St. Niphon, the Patriarch of Constantinople...

…before he ascended the episcopal throne had been a novice at St. Dionysios’ holy monastery (on Mt. Athos). After he had directed the Church of Christ for many years, he resigned from the throne and returned to the monastery where he toiled for his repentance, without revealing his identity.

He said that his name was Nicholas and that he desired to be a monk. The hegumen (abbot) warned him first that it was customary in the monastery for every beginner to be assigned the task of caring for the monastery’s animals. The saint accepted with joy and stayed outside where the stable was and took care of the mules, feeding, watering, andkeeping them clean. He thus demonstrated insurmountable patience and humility.

Every night the monks saw a pillar of light rising from the stable to the sky. They told the hegumen about it, and the hegumen in turn prayed to God to reveal to him the meaning of this supernatural happening. And indeed it was revealed immediately to the hegumen that this person whom he had assigned the task of animal care, who also had to carry firewood from the forest, the Niphon the Ecumenical Patriarch who long ago had been one of the brotherhood of the monastery.

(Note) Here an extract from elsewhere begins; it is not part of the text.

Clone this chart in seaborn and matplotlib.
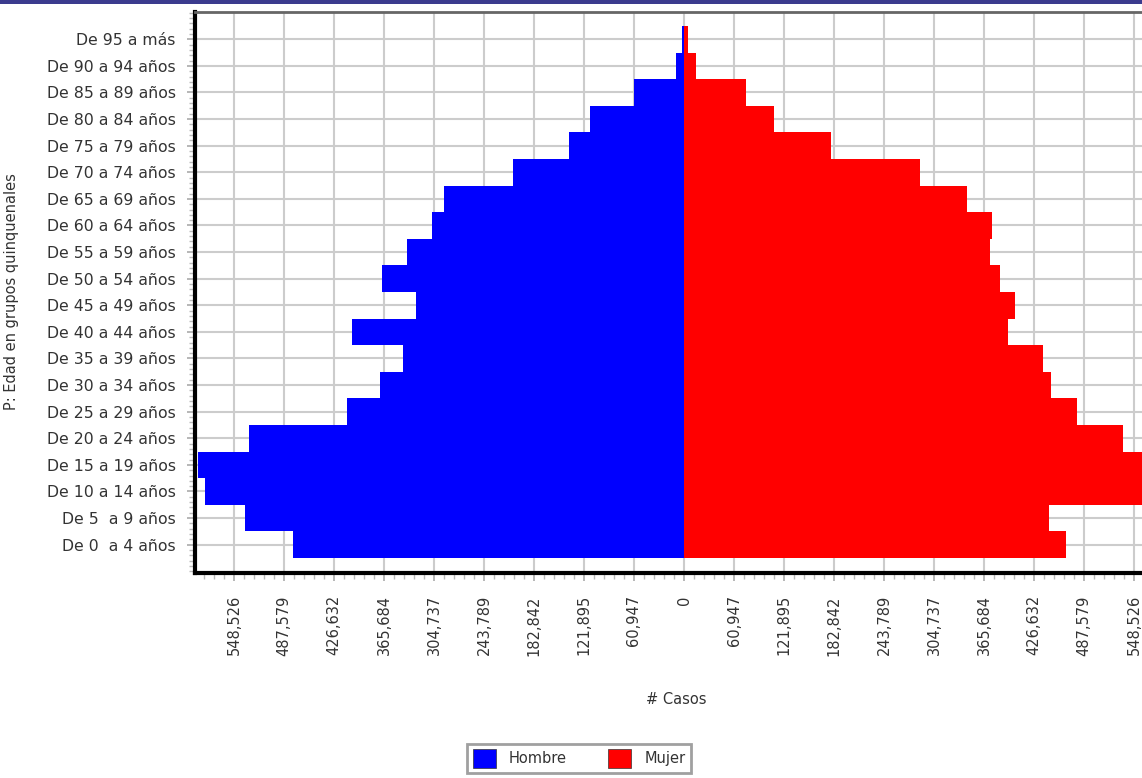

On the same night of this revelation to the hegumen, who was overwhelmed by the saint’s total humility, he called all the priests and deacons and asked them to vest and to stand in line with the other monks carrying the liturgical fans, candles and incense, waiting to receive the saint when he returned from the forest leading the animals and carrying firewood. When he arrived wearing his old raso and with dust on his uncombed hair, they all fell on their knees asking for his blessing and saying, “Our Patriarch, your humility is enough! Take your shepherd’s staff and lead us all to the pasture of salvation!”